Recorded information:
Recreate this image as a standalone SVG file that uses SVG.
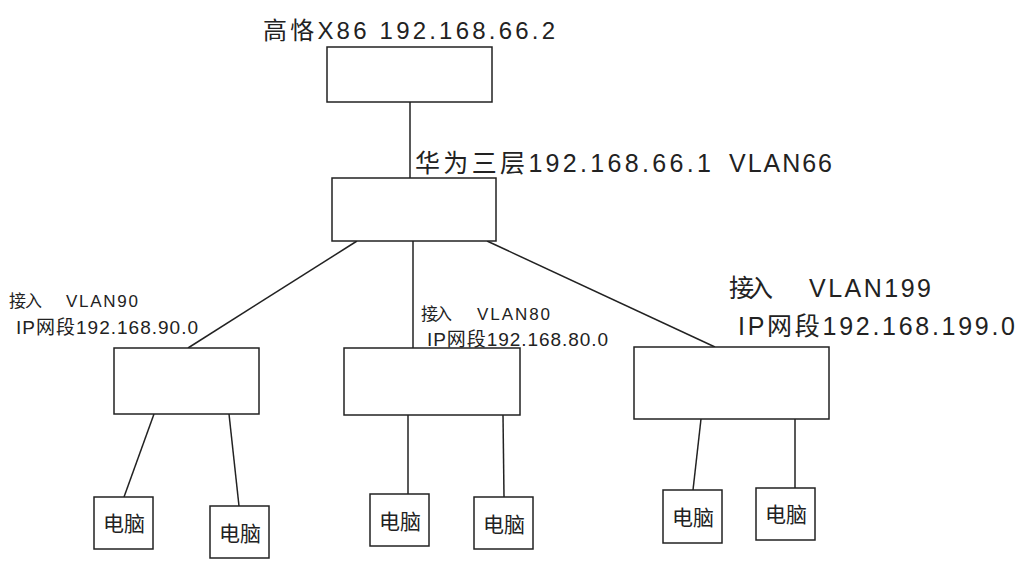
<svg xmlns="http://www.w3.org/2000/svg" width="1024" height="576" viewBox="0 0 1024 576">
<style>
.box{fill:#fff;stroke:#222;stroke-width:1.5}
.ln{stroke:#222;stroke-width:1.5;fill:none}
text{font-family:"Liberation Sans","Noto Sans CJK SC",sans-serif;fill:#222}
.pc{font-size:21px;text-anchor:middle}
</style>
<rect width="1024" height="576" fill="#fff"/>
<g id="connectors">
<line class="ln" x1="410" y1="102" x2="410" y2="178"/>
<line class="ln" x1="357" y1="241" x2="188" y2="348"/>
<line class="ln" x1="413" y1="241" x2="413" y2="348"/>
<line class="ln" x1="487" y1="241" x2="715" y2="347"/>
<line class="ln" x1="154" y1="414" x2="124" y2="497"/>
<line class="ln" x1="229" y1="414" x2="239" y2="506"/>
<line class="ln" x1="408" y1="415" x2="408" y2="494"/>
<line class="ln" x1="503" y1="415" x2="504" y2="497"/>
<line class="ln" x1="701" y1="419" x2="693" y2="490"/>
<line class="ln" x1="795" y1="419" x2="795" y2="488"/>
</g>
<g id="gaoke">
<rect class="box" x="327" y="47" width="165" height="55"/>
<text x="263" y="39" font-size="24" textLength="292">高恪X86 192.168.66.2</text>
</g>
<g id="huawei">
<rect class="box" x="332" y="178" width="164" height="63"/>
<text x="415" y="172" font-size="25"><tspan textLength="296">华为三层192.168.66.1</tspan><tspan x="729" textLength="103">VLAN66</tspan></text>
</g>
<g id="access90">
<rect class="box" x="114" y="348" width="145" height="66"/>
<text x="9" y="307" font-size="17"><tspan textLength="33">接入</tspan><tspan x="66" textLength="72">VLAN90</tspan></text>
<text x="16" y="334" font-size="19" textLength="182">IP网段192.168.90.0</text>
</g>
<g id="access80">
<rect class="box" x="344" y="348" width="176" height="67"/>
<text x="421" y="320" font-size="17"><tspan textLength="31">接入</tspan><tspan x="477" textLength="73">VLAN80</tspan></text>
<text x="427" y="346" font-size="19" textLength="181">IP网段192.168.80.0</text>
</g>
<g id="access199">
<rect class="box" x="634" y="347" width="195" height="72"/>
<text x="729" y="297" font-size="25"><tspan textLength="44">接入</tspan><tspan x="809" textLength="122">VLAN199</tspan></text>
<text x="738" y="335" font-size="25" textLength="277">IP网段192.168.199.0</text>
</g>
<g id="pc1"><rect class="box" x="94" y="497" width="59" height="52"/><text class="pc" x="124" y="531">电脑</text></g>
<g id="pc2"><rect class="box" x="210" y="506" width="59" height="52"/><text class="pc" x="240" y="541">电脑</text></g>
<g id="pc3"><rect class="box" x="370" y="494" width="59" height="52"/><text class="pc" x="400" y="529">电脑</text></g>
<g id="pc4"><rect class="box" x="474" y="497" width="59" height="52"/><text class="pc" x="504" y="532">电脑</text></g>
<g id="pc5"><rect class="box" x="663" y="490" width="59" height="53"/><text class="pc" x="693" y="525">电脑</text></g>
<g id="pc6"><rect class="box" x="756" y="488" width="59" height="52"/><text class="pc" x="786" y="522">电脑</text></g>
</svg>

Aim: Without the pictures, output the full listing exactly as it stands.

The answer:
Recreate this image as a standalone SVG file that uses SVG.
<svg xmlns="http://www.w3.org/2000/svg" width="1024" height="576" viewBox="0 0 1024 576">
<style>
.box{fill:#fff;stroke:#222;stroke-width:1.5}
.ln{stroke:#222;stroke-width:1.5;fill:none}
text{font-family:"Liberation Sans","Noto Sans CJK SC",sans-serif;fill:#222}
.pc{font-size:21px;text-anchor:middle}
</style>
<rect width="1024" height="576" fill="#fff"/>
<g id="connectors">
<line class="ln" x1="410" y1="102" x2="410" y2="178"/>
<line class="ln" x1="357" y1="241" x2="188" y2="348"/>
<line class="ln" x1="413" y1="241" x2="413" y2="348"/>
<line class="ln" x1="487" y1="241" x2="715" y2="347"/>
<line class="ln" x1="154" y1="414" x2="124" y2="497"/>
<line class="ln" x1="229" y1="414" x2="239" y2="506"/>
<line class="ln" x1="408" y1="415" x2="408" y2="494"/>
<line class="ln" x1="503" y1="415" x2="504" y2="497"/>
<line class="ln" x1="701" y1="419" x2="693" y2="490"/>
<line class="ln" x1="795" y1="419" x2="795" y2="488"/>
</g>
<g id="gaoke">
<rect class="box" x="327" y="47" width="165" height="55"/>
<text x="263" y="39" font-size="24" textLength="292">高恪X86 192.168.66.2</text>
</g>
<g id="huawei">
<rect class="box" x="332" y="178" width="164" height="63"/>
<text x="415" y="172" font-size="25"><tspan textLength="296">华为三层192.168.66.1</tspan><tspan x="729" textLength="103">VLAN66</tspan></text>
</g>
<g id="access90">
<rect class="box" x="114" y="348" width="145" height="66"/>
<text x="9" y="307" font-size="17"><tspan textLength="33">接入</tspan><tspan x="66" textLength="72">VLAN90</tspan></text>
<text x="16" y="334" font-size="19" textLength="182">IP网段192.168.90.0</text>
</g>
<g id="access80">
<rect class="box" x="344" y="348" width="176" height="67"/>
<text x="421" y="320" font-size="17"><tspan textLength="31">接入</tspan><tspan x="477" textLength="73">VLAN80</tspan></text>
<text x="427" y="346" font-size="19" textLength="181">IP网段192.168.80.0</text>
</g>
<g id="access199">
<rect class="box" x="634" y="347" width="195" height="72"/>
<text x="729" y="297" font-size="25"><tspan textLength="44">接入</tspan><tspan x="809" textLength="122">VLAN199</tspan></text>
<text x="738" y="335" font-size="25" textLength="277">IP网段192.168.199.0</text>
</g>
<g id="pc1"><rect class="box" x="94" y="497" width="59" height="52"/><text class="pc" x="124" y="531">电脑</text></g>
<g id="pc2"><rect class="box" x="210" y="506" width="59" height="52"/><text class="pc" x="240" y="541">电脑</text></g>
<g id="pc3"><rect class="box" x="370" y="494" width="59" height="52"/><text class="pc" x="400" y="529">电脑</text></g>
<g id="pc4"><rect class="box" x="474" y="497" width="59" height="52"/><text class="pc" x="504" y="532">电脑</text></g>
<g id="pc5"><rect class="box" x="663" y="490" width="59" height="53"/><text class="pc" x="693" y="525">电脑</text></g>
<g id="pc6"><rect class="box" x="756" y="488" width="59" height="52"/><text class="pc" x="786" y="522">电脑</text></g>
</svg>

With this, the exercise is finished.